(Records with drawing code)
━━━━━━━━━━
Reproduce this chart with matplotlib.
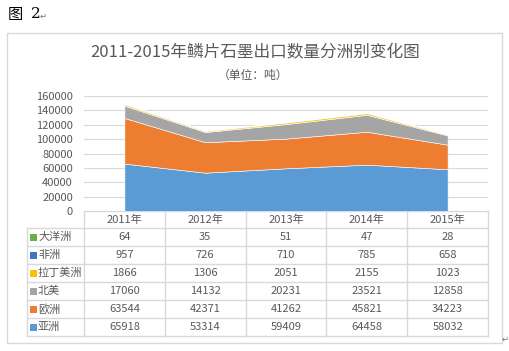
import matplotlib.pyplot as plt
from matplotlib.patches import Rectangle

plt.rcParams['font.family'] = ['Noto Sans CJK SC', 'DejaVu Sans']

# data
years = ['2011年', '2012年', '2013年', '2014年', '2015年']
asia = [65918, 53314, 59409, 64458, 58032]
europe = [63544, 42371, 41262, 45821, 34223]
n_america = [17060, 14132, 20231, 23521, 12858]
latin = [1866, 1306, 2051, 2155, 1023]
africa = [957, 726, 710, 785, 658]
oceania = [64, 35, 51, 47, 28]

series = [('亚洲', asia, '#5B9BD5'), ('欧洲', europe, '#ED7D31'),
          ('北美', n_america, '#A5A5A5'), ('拉丁美洲', latin, '#FFC000'),
          ('非洲', africa, '#4472C4'), ('大洋洲', oceania, '#70AD47')]

W, H = 509, 351
txt = '#595959'
line_c = '#D9D9D9'
fig = plt.figure(figsize=(W / 100, H / 100), dpi=100)

# overlay in pixel coordinates for frame, titles and data table
ov = fig.add_axes([0, 0, 1, 1])
ov.set_xlim(0, W)
ov.set_ylim(H, 0)
ov.axis('off')
ov.add_patch(Rectangle((7, 33), 495, 310, fill=False, ec=line_c, lw=1))
ov.text(8, 14, '图', fontsize=11, color='#000000', va='center')
ov.text(31, 14, '2', fontsize=11, color='#000000', va='center', family='DejaVu Serif')
ov.text(40, 16, '↵', fontsize=6, color='#777777', va='center')
ov.text(255, 53, '2011-2015年鳞片石墨出口数量分洲别变化图', fontsize=12,
        color=txt, ha='center', va='center')
ov.text(253, 75, '（单位：吨）', fontsize=8.5, color=txt, ha='center', va='center')
ov.text(502, 339, '↵', fontsize=6, color='#777777', va='center')

# plot area
x0, x1, ytop, ybot = 84, 488, 96, 211
ax = fig.add_axes([x0 / W, (H - ybot) / H, (x1 - x0) / W, (ybot - ytop) / H])
xs = list(range(len(years)))
ax.stackplot(xs, *[s[1] for s in series], colors=[s[2] for s in series],
             edgecolor='white', linewidth=0.4)
ax.set_xlim(-0.5, len(years) - 0.5)
ax.set_ylim(0, 160000)
ax.set_yticks(range(0, 160001, 20000))
ax.set_xticks([])
ax.grid(axis='y', color=line_c, lw=0.8)
ax.set_axisbelow(True)
for sp in ax.spines.values():
    sp.set_visible(False)
ax.tick_params(axis='y', length=0, pad=8, labelsize=8, labelcolor=txt)

# data table
col_w = (x1 - x0) / len(years)
hdr_top, row_top, row_h = 211, 228, 18
rows = series[::-1]
row_bot = row_top + row_h * len(rows)
lab_x = 27
ov.plot([x0, x1], [hdr_top, hdr_top], color=line_c, lw=1)
for i in range(len(years) + 1):
    xv = x0 + i * col_w
    ov.plot([xv, xv], [hdr_top, row_bot], color=line_c, lw=1)
ov.plot([lab_x, lab_x], [row_top, row_bot], color=line_c, lw=1)
for j in range(len(rows) + 1):
    yv = row_top + j * row_h
    ov.plot([lab_x, x1], [yv, yv], color=line_c, lw=1)
for i, yr in enumerate(years):
    ov.text(x0 + (i + 0.5) * col_w, (hdr_top + row_top) / 2, yr, fontsize=8,
            color=txt, ha='center', va='center')
for j, (name, vals, col) in enumerate(rows):
    yc = row_top + (j + 0.5) * row_h
    ov.add_patch(Rectangle((30, yc - 3.5), 7, 7, color=col, lw=0))
    ov.text(38, yc, name, fontsize=8, color=txt, va='center')
    for i, v in enumerate(vals):
        ov.text(x0 + (i + 0.5) * col_w, yc, str(v), fontsize=8, color=txt,
                ha='center', va='center')

fig.savefig('out.png', dpi=100)
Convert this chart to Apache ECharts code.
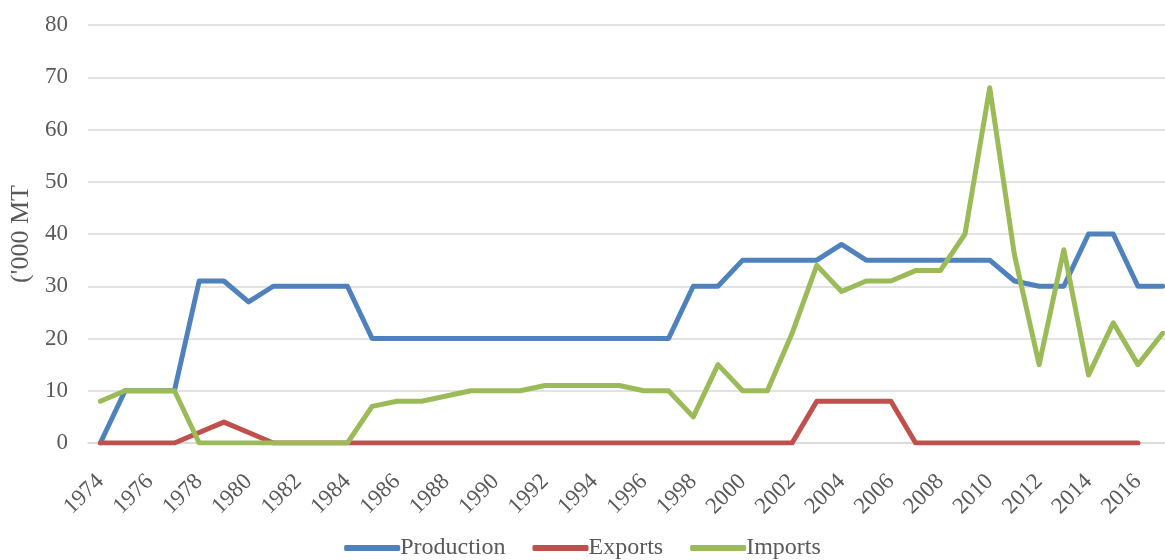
<!DOCTYPE html>
<html>
<head>
<meta charset="utf-8">
<script src="https://cdn.jsdelivr.net/npm/echarts@6/dist/echarts.min.js"></script>
<style>html,body{margin:0;padding:0;background:#fff}#c{width:1165px;height:560px}</style>
</head>
<body>
<div id="c"></div>
<script>
const years = [];
for (let y = 1974; y <= 2017; y++) years.push(String(y));
const production = [0,10,10,10,31,31,27,30,30,30,30,20,20,20,20,20,20,20,20,20,20,20,20,20,30,30,35,35,35,35,38,35,35,35,35,35,35,31,30,30,40,40,30,30];
const exportsData = [0,0,0,0,2,4,2,0,0,0,0,0,0,0,0,0,0,0,0,0,0,0,0,0,0,0,0,0,0,8,8,8,8,0,0,0,0,0,0,0,0,0,0,null];
const imports = [8,10,10,10,0,0,0,0,0,0,0,7,8,8,9,10,10,10,11,11,11,11,10,10,5,15,10,10,21,34,29,31,31,33,33,40,68,36,15,37,13,23,15,21];
const yTicks = {min: 0, max: 80, interval: 10};
const font = 'Liberation Serif, Times New Roman, serif';

const chart = echarts.init(document.getElementById('c'));
const mk = (name, data, color) => ({
  name, type: 'line', data, showSymbol: false, symbol: 'none',
  lineStyle: {width: 5, color, cap: 'round', join: 'round'},
  itemStyle: {color}, animation: false
});
chart.setOption({
  animation: false,
  textStyle: {fontFamily: font},
  grid: {left: 88, right: -10, top: 25, bottom: 117, containLabel: false, outerBoundsMode: 'none'},
  legend: {
    bottom: -5, left: 'center', itemWidth: 56, itemHeight: 6, itemGap: 27,
    icon: 'roundRect',
    textStyle: {fontFamily: font, fontSize: 24, color: '#595959', padding: [0,0,0,-5]},
    data: ['Production','Exports','Imports']
  },
  xAxis: {
    type: 'category', data: years, boundaryGap: true,
    axisLine: {show: true, lineStyle: {color: '#d9d9d9', width: 1.5}},
    axisTick: {show: false},
    axisLabel: {interval: 1, rotate: 45, fontFamily: font, fontSize: 23, color: '#595959', margin: 35}
  },
  yAxis: {
    type: 'value', min: yTicks.min, max: yTicks.max, interval: yTicks.interval,
    name: "('000 MT", nameLocation: 'middle', nameGap: 48, nameRotate: 90,
    nameTextStyle: {fontFamily: font, fontSize: 26, color: '#595959'},
    axisLine: {show: false}, axisTick: {show: false},
    axisLabel: {fontFamily: font, fontSize: 23, color: '#595959', margin: 20},
    splitLine: {lineStyle: {color: '#d9d9d9', width: 1.5}}
  },
  series: [
    mk('Production', production, '#4F81BD'),
    mk('Exports', exportsData, '#C0504D'),
    mk('Imports', imports, '#9BBB59')
  ]
});
</script>
</body>
</html>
━━━━━━━━━━
**Goal:** Skip the pictures and restate exactly the lines from the beginning of the listing to the line with "('非洲', africa, '#4472C4'), ('大洋洲', oceania, '#70AD47')]", that line included.

**Answer:**
Reproduce this chart with matplotlib.
import matplotlib.pyplot as plt
from matplotlib.patches import Rectangle

plt.rcParams['font.family'] = ['Noto Sans CJK SC', 'DejaVu Sans']

# data
years = ['2011年', '2012年', '2013年', '2014年', '2015年']
asia = [65918, 53314, 59409, 64458, 58032]
europe = [63544, 42371, 41262, 45821, 34223]
n_america = [17060, 14132, 20231, 23521, 12858]
latin = [1866, 1306, 2051, 2155, 1023]
africa = [957, 726, 710, 785, 658]
oceania = [64, 35, 51, 47, 28]

series = [('亚洲', asia, '#5B9BD5'), ('欧洲', europe, '#ED7D31'),
          ('北美', n_america, '#A5A5A5'), ('拉丁美洲', latin, '#FFC000'),
          ('非洲', africa, '#4472C4'), ('大洋洲', oceania, '#70AD47')]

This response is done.